From the moment he carved his first piece, a personal storyboard called "Path of the Walking Stick," Butterfield revealed a prodigious gift. He is able, easily, to capture the forms and spirit of animals, faces, plants and objects in an art form that belies the adjective "wooden". "He is a wood sculptor," says Pamela Hassell, who commissioned the Jacksonville mantel. "He is not a woodcarver, this is art."
While other artists struggle for years to perfect their style, Butterfield moved smoothly from personal pieces to commercial success. His first commissioned piece was a wooden symbol for a Unity Church. "It was a 4-foot mahogany globe with wings and they used it underneath the portico," Butterfield recalls.
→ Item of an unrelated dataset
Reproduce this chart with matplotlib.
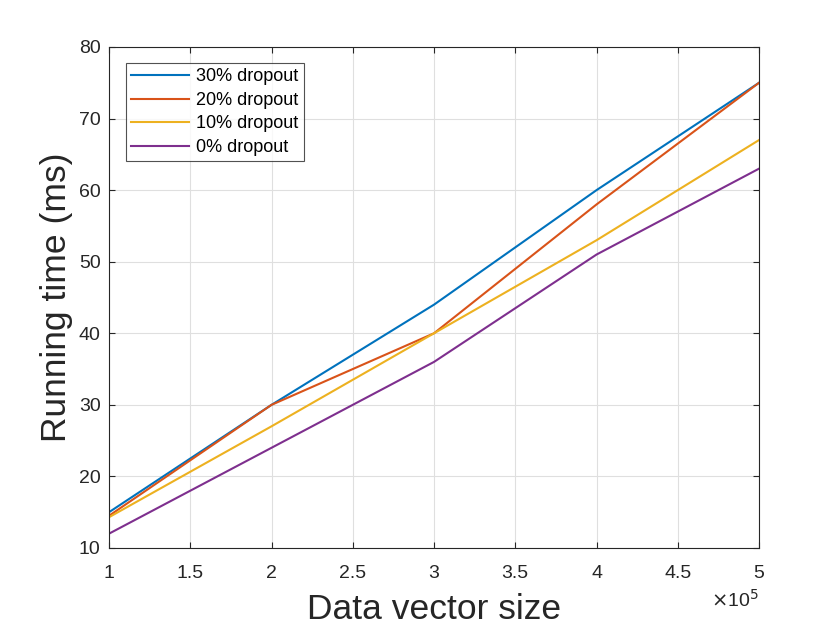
import matplotlib
matplotlib.use("Agg")
import matplotlib.pyplot as plt
from matplotlib.ticker import FuncFormatter, MultipleLocator

plt.rcParams['font.family'] = ['Liberation Sans', 'DejaVu Sans']

sizes = [1e5, 2e5, 3e5, 4e5, 5e5]
drop30 = [15, 30, 44, 60, 75]
drop20 = [14.5, 30, 40, 58, 75]
drop10 = [14.3, 27, 40, 53, 67]
drop0 = [12, 24, 36, 51, 63]
labels = ['30% dropout', '20% dropout', '10% dropout', '0% dropout']
colors = ['#0072BD', '#D95319', '#EDB120', '#7E2F8E']

fig = plt.figure(figsize=(8.4, 6.3), dpi=100)
ax = fig.add_axes([0.1298, 0.1302, 0.9036 - 0.1298, 0.9254 - 0.1302])

for ys, lab, c in zip([drop30, drop20, drop10, drop0], labels, colors):
    ax.plot(sizes, ys, color=c, lw=1.5, label=lab)

ax.set_xlim(1e5, 5e5)
ax.set_ylim(10, 80)
ax.xaxis.set_major_locator(MultipleLocator(0.5e5))
ax.yaxis.set_major_locator(MultipleLocator(10))
ax.xaxis.set_major_formatter(FuncFormatter(lambda v, p: f"{v/1e5:g}"))
ax.grid(True, color='#dfdfdf', lw=0.8)
ax.set_axisbelow(True)
ax.tick_params(direction='in', top=True, right=True, length=4, width=0.8,
               labelsize=14, colors='#262626')
ax.tick_params(axis='x', pad=12)
ax.tick_params(axis='y', pad=6)
for s in ax.spines.values():
    s.set_color('#262626')
    s.set_linewidth(0.8)

ax.set_xlabel('Data vector size', fontsize=25.5, color='#262626', labelpad=8)
ax.set_ylabel('Running time (ms)', fontsize=25.5, color='#262626', labelpad=4)
ax.text(1.0, -0.104, r'$\times$10$^5$', transform=ax.transAxes, ha='right',
        va='center', fontsize=14, color='#262626')

leg = ax.legend(loc='upper left', bbox_to_anchor=(0.026, 0.968), fontsize=13,
                frameon=True, fancybox=False, borderpad=0.3, labelspacing=0.36,
                handlelength=3.2, handletextpad=0.4, borderaxespad=0)
leg.get_frame().set_edgecolor('#262626')
leg.get_frame().set_linewidth(0.8)

fig.savefig('out.png', dpi=100, facecolor='white')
Flush with that coup, Butterfield ditched heating systems and returned to Southern Oregon where his mother lived. He built a portable wood shop, hitched it to his mother's unused motor home, and began marketing his skills to every Unity Church from San Francisco to Portland. "I had a real niche market," he says. "I was doing wings for Unity churches.
One of those churches was the Unity World Healing Center in Lake Oswego, where minister Victoria Etchemendy wanted a distinctive sculpture for the entry. She envisioned a wooden depiction of the churches logo, which includes a heart etched with a map of the globe, surrounded by four bars symbolizing balance.
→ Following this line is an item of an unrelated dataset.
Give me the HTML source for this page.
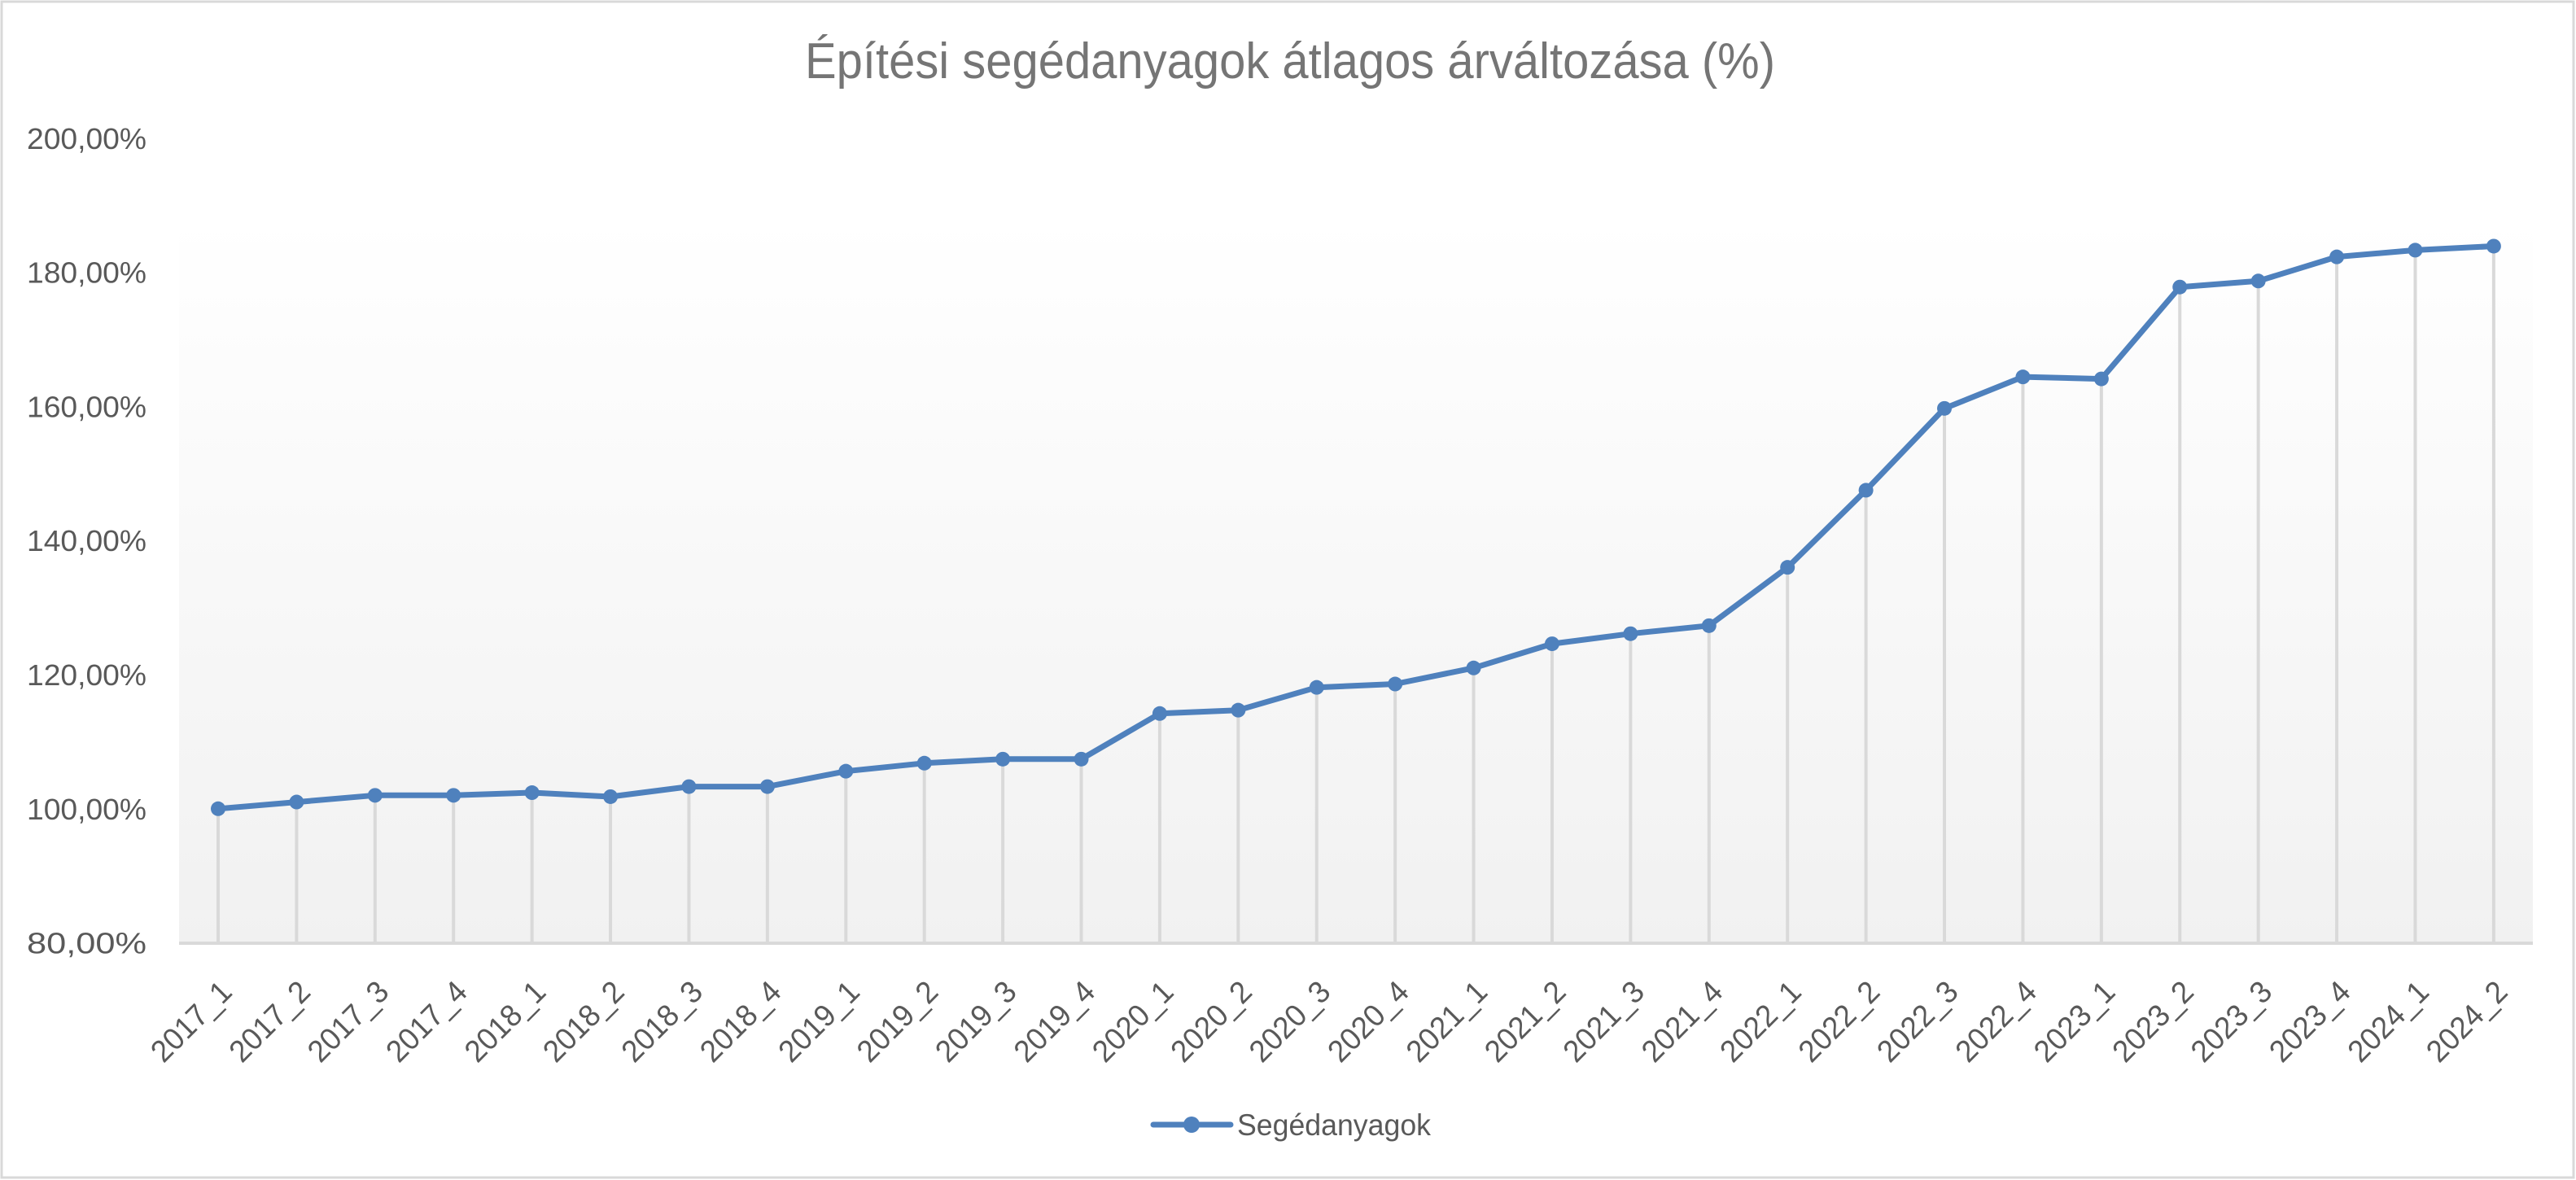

After a brief description, Butterfield seemed to understand the concept. "I have to admit, I had never met him and I spent less than an hour with him," she says. "He went off and carved it, he came back and unveiled it. It brought tears to my eyes.
Pamella Hassell was looking for just the right piece to accent her home after years of renovation. "I wanted a real unique expression of our family and our taste," she says. "I couldn't find anything just right... Then a friend of mine, she's really dramatic' said 'You just have to use Roger!'"
Butterfield says he works hard to capture the essence of his clients' desires. He starts with discussions and sketches, then moves to models before beginning the actual carving. The process requires, he says, an element of faith. "Everything I've ever done, I've never done before," he says.
The carving is careful, painstaking work done one stroke at a time. As he works, Butterfield's biceps flex and his body tenses with the controlled energy it takes to shape even one small round grape. "Most of it is finding your angle and making the cut," Butterfield says. "Carving in grain is kind of like sailing. When I go against the grain, it's like beating against the wind." Such effort leaves Butterfield depleted after about four hours. He no longer tries to force himself to work longer than that; instead, he diverts his energy to tasks with different demands. Teaching ballroom dancing, for instance, provides an antidote to hours of isolation on a studio stool.
"I've structured my time because I don't want to work," he says. "I want to be in a place where I want to live." So far, Butterfield has been able to fulfill the wish to work as much or as little as he pleases. A couple of times a year he takes samples of his carvings to woodworking shows, including the annual home show in Medford.